■ **Required task**: All the data must come back unchanged, except that pictures are left out.

[Data extract start]

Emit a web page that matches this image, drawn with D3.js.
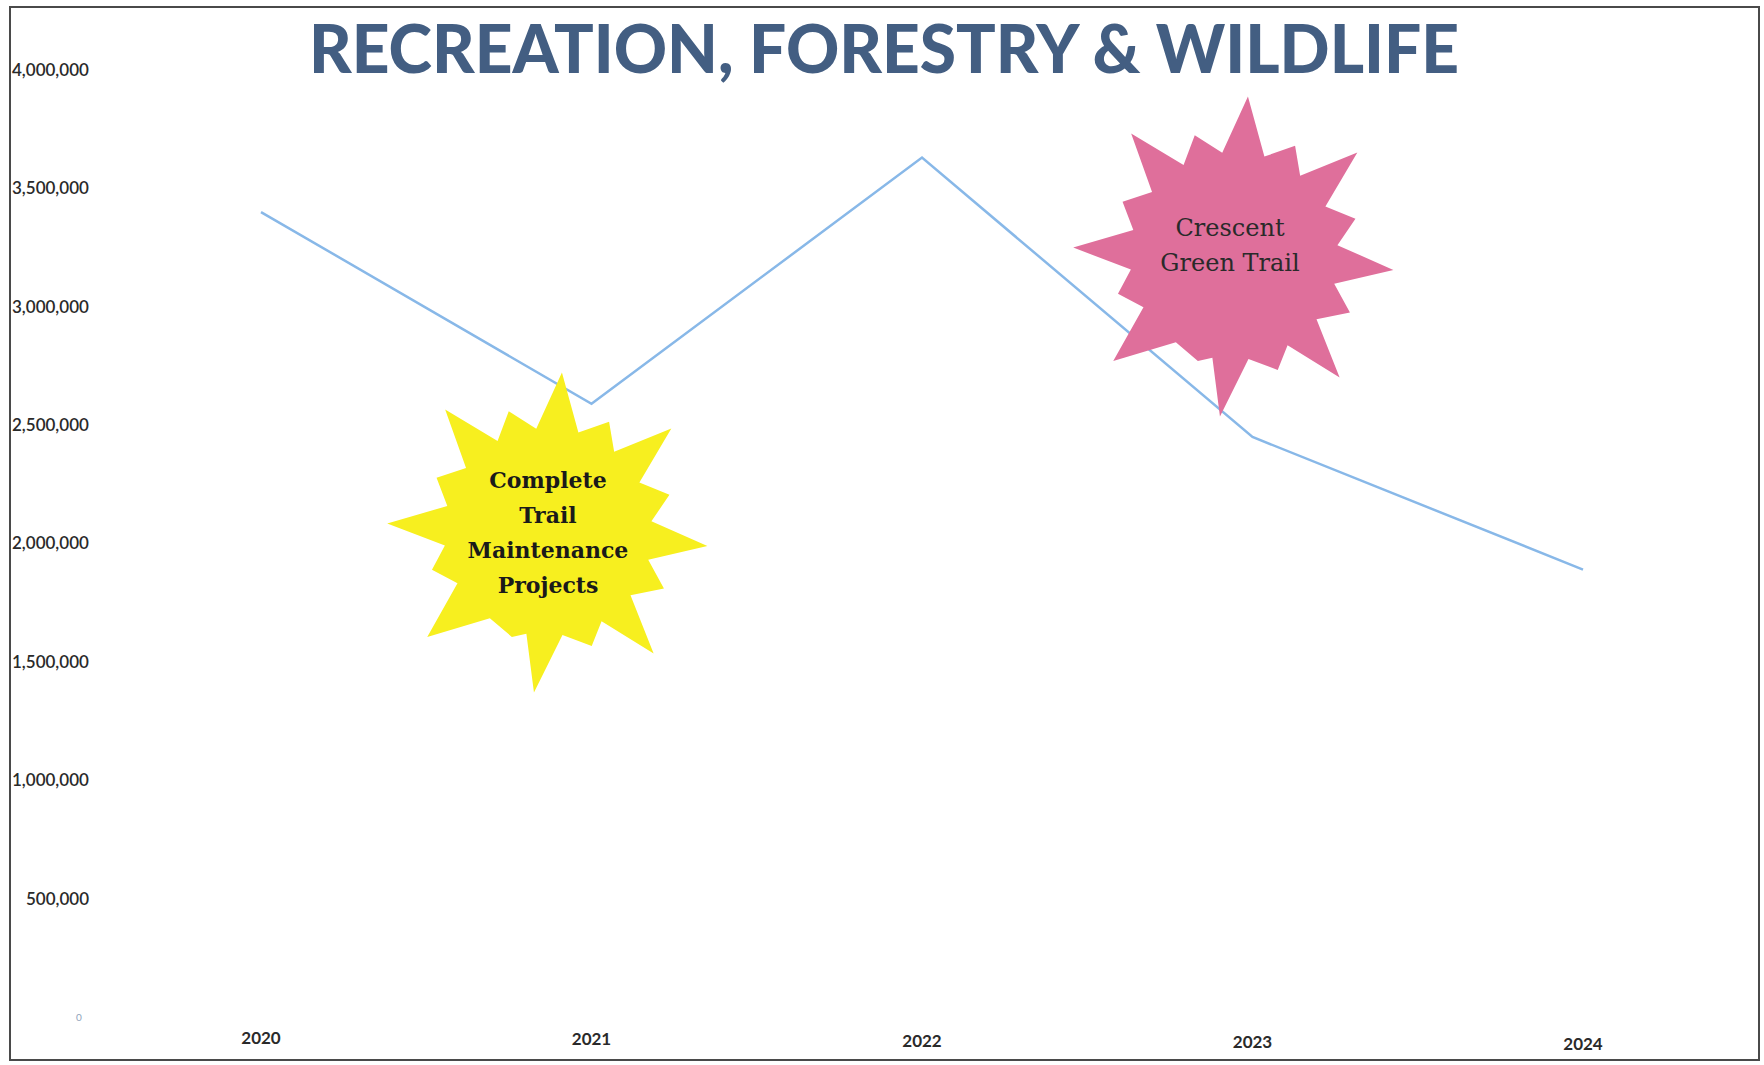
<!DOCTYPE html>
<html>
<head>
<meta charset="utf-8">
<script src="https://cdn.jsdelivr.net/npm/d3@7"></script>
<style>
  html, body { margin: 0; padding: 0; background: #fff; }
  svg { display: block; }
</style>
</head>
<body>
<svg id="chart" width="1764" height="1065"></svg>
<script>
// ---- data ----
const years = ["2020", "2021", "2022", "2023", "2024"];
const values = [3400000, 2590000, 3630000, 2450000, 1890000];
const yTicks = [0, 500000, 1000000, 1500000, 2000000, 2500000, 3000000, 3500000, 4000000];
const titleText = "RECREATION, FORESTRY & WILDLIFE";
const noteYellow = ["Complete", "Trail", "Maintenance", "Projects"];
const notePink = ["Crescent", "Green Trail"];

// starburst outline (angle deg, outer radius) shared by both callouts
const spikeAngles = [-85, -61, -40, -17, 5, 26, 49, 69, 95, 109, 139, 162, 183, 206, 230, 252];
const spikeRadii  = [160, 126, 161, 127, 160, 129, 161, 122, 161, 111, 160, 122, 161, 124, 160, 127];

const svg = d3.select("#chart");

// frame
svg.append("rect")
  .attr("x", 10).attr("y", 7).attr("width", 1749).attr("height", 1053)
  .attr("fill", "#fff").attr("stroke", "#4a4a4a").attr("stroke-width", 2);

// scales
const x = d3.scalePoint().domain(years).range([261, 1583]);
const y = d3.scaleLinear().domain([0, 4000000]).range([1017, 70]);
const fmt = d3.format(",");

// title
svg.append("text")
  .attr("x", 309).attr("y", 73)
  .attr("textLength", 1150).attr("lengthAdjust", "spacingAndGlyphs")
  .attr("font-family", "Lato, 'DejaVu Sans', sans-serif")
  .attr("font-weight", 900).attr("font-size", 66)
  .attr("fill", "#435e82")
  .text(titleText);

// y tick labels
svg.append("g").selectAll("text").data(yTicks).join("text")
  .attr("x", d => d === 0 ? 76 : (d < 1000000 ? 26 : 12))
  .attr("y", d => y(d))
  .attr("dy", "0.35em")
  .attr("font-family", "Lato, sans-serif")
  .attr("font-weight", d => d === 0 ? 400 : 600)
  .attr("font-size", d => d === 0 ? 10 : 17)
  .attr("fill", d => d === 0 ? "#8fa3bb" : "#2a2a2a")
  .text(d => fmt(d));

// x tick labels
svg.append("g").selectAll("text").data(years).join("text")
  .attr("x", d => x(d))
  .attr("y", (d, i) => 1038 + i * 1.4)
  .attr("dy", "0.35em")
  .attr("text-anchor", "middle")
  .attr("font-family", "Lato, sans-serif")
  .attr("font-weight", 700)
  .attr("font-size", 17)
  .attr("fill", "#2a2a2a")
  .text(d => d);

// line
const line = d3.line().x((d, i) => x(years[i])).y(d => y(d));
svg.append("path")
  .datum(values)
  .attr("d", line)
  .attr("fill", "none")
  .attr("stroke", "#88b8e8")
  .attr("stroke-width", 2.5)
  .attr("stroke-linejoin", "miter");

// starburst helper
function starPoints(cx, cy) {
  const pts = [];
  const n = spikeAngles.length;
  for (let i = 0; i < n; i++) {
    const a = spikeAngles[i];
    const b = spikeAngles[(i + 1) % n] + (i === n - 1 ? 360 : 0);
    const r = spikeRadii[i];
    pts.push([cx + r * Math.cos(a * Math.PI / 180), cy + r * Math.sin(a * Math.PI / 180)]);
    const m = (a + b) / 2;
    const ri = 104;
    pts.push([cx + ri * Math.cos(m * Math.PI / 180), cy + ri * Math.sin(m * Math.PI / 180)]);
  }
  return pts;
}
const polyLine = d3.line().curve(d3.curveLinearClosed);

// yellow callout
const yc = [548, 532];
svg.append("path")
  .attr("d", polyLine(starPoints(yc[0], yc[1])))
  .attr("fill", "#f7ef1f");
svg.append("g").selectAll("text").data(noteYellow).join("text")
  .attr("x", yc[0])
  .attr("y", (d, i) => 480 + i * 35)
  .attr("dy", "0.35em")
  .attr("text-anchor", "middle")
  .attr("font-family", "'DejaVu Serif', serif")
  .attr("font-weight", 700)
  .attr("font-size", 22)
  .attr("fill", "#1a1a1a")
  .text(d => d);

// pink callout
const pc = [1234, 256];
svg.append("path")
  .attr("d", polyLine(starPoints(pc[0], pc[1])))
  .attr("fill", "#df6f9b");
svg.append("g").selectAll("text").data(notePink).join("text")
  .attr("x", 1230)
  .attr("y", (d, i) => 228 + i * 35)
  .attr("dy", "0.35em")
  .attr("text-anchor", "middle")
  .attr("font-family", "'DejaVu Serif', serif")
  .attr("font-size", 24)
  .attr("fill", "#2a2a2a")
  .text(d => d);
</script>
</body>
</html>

[Data extract end]

■ **Reply**:
Emit a web page that matches this image, drawn with D3.js.
<!DOCTYPE html>
<html>
<head>
<meta charset="utf-8">
<script src="https://cdn.jsdelivr.net/npm/d3@7"></script>
<style>
  html, body { margin: 0; padding: 0; background: #fff; }
  svg { display: block; }
</style>
</head>
<body>
<svg id="chart" width="1764" height="1065"></svg>
<script>
// ---- data ----
const years = ["2020", "2021", "2022", "2023", "2024"];
const values = [3400000, 2590000, 3630000, 2450000, 1890000];
const yTicks = [0, 500000, 1000000, 1500000, 2000000, 2500000, 3000000, 3500000, 4000000];
const titleText = "RECREATION, FORESTRY & WILDLIFE";
const noteYellow = ["Complete", "Trail", "Maintenance", "Projects"];
const notePink = ["Crescent", "Green Trail"];

// starburst outline (angle deg, outer radius) shared by both callouts
const spikeAngles = [-85, -61, -40, -17, 5, 26, 49, 69, 95, 109, 139, 162, 183, 206, 230, 252];
const spikeRadii  = [160, 126, 161, 127, 160, 129, 161, 122, 161, 111, 160, 122, 161, 124, 160, 127];

const svg = d3.select("#chart");

// frame
svg.append("rect")
  .attr("x", 10).attr("y", 7).attr("width", 1749).attr("height", 1053)
  .attr("fill", "#fff").attr("stroke", "#4a4a4a").attr("stroke-width", 2);

// scales
const x = d3.scalePoint().domain(years).range([261, 1583]);
const y = d3.scaleLinear().domain([0, 4000000]).range([1017, 70]);
const fmt = d3.format(",");

// title
svg.append("text")
  .attr("x", 309).attr("y", 73)
  .attr("textLength", 1150).attr("lengthAdjust", "spacingAndGlyphs")
  .attr("font-family", "Lato, 'DejaVu Sans', sans-serif")
  .attr("font-weight", 900).attr("font-size", 66)
  .attr("fill", "#435e82")
  .text(titleText);

// y tick labels
svg.append("g").selectAll("text").data(yTicks).join("text")
  .attr("x", d => d === 0 ? 76 : (d < 1000000 ? 26 : 12))
  .attr("y", d => y(d))
  .attr("dy", "0.35em")
  .attr("font-family", "Lato, sans-serif")
  .attr("font-weight", d => d === 0 ? 400 : 600)
  .attr("font-size", d => d === 0 ? 10 : 17)
  .attr("fill", d => d === 0 ? "#8fa3bb" : "#2a2a2a")
  .text(d => fmt(d));

// x tick labels
svg.append("g").selectAll("text").data(years).join("text")
  .attr("x", d => x(d))
  .attr("y", (d, i) => 1038 + i * 1.4)
  .attr("dy", "0.35em")
  .attr("text-anchor", "middle")
  .attr("font-family", "Lato, sans-serif")
  .attr("font-weight", 700)
  .attr("font-size", 17)
  .attr("fill", "#2a2a2a")
  .text(d => d);

// line
const line = d3.line().x((d, i) => x(years[i])).y(d => y(d));
svg.append("path")
  .datum(values)
  .attr("d", line)
  .attr("fill", "none")
  .attr("stroke", "#88b8e8")
  .attr("stroke-width", 2.5)
  .attr("stroke-linejoin", "miter");

// starburst helper
function starPoints(cx, cy) {
  const pts = [];
  const n = spikeAngles.length;
  for (let i = 0; i < n; i++) {
    const a = spikeAngles[i];
    const b = spikeAngles[(i + 1) % n] + (i === n - 1 ? 360 : 0);
    const r = spikeRadii[i];
    pts.push([cx + r * Math.cos(a * Math.PI / 180), cy + r * Math.sin(a * Math.PI / 180)]);
    const m = (a + b) / 2;
    const ri = 104;
    pts.push([cx + ri * Math.cos(m * Math.PI / 180), cy + ri * Math.sin(m * Math.PI / 180)]);
  }
  return pts;
}
const polyLine = d3.line().curve(d3.curveLinearClosed);

// yellow callout
const yc = [548, 532];
svg.append("path")
  .attr("d", polyLine(starPoints(yc[0], yc[1])))
  .attr("fill", "#f7ef1f");
svg.append("g").selectAll("text").data(noteYellow).join("text")
  .attr("x", yc[0])
  .attr("y", (d, i) => 480 + i * 35)
  .attr("dy", "0.35em")
  .attr("text-anchor", "middle")
  .attr("font-family", "'DejaVu Serif', serif")
  .attr("font-weight", 700)
  .attr("font-size", 22)
  .attr("fill", "#1a1a1a")
  .text(d => d);

// pink callout
const pc = [1234, 256];
svg.append("path")
  .attr("d", polyLine(starPoints(pc[0], pc[1])))
  .attr("fill", "#df6f9b");
svg.append("g").selectAll("text").data(notePink).join("text")
  .attr("x", 1230)
  .attr("y", (d, i) => 228 + i * 35)
  .attr("dy", "0.35em")
  .attr("text-anchor", "middle")
  .attr("font-family", "'DejaVu Serif', serif")
  .attr("font-size", 24)
  .attr("fill", "#2a2a2a")
  .text(d => d);
</script>
</body>
</html>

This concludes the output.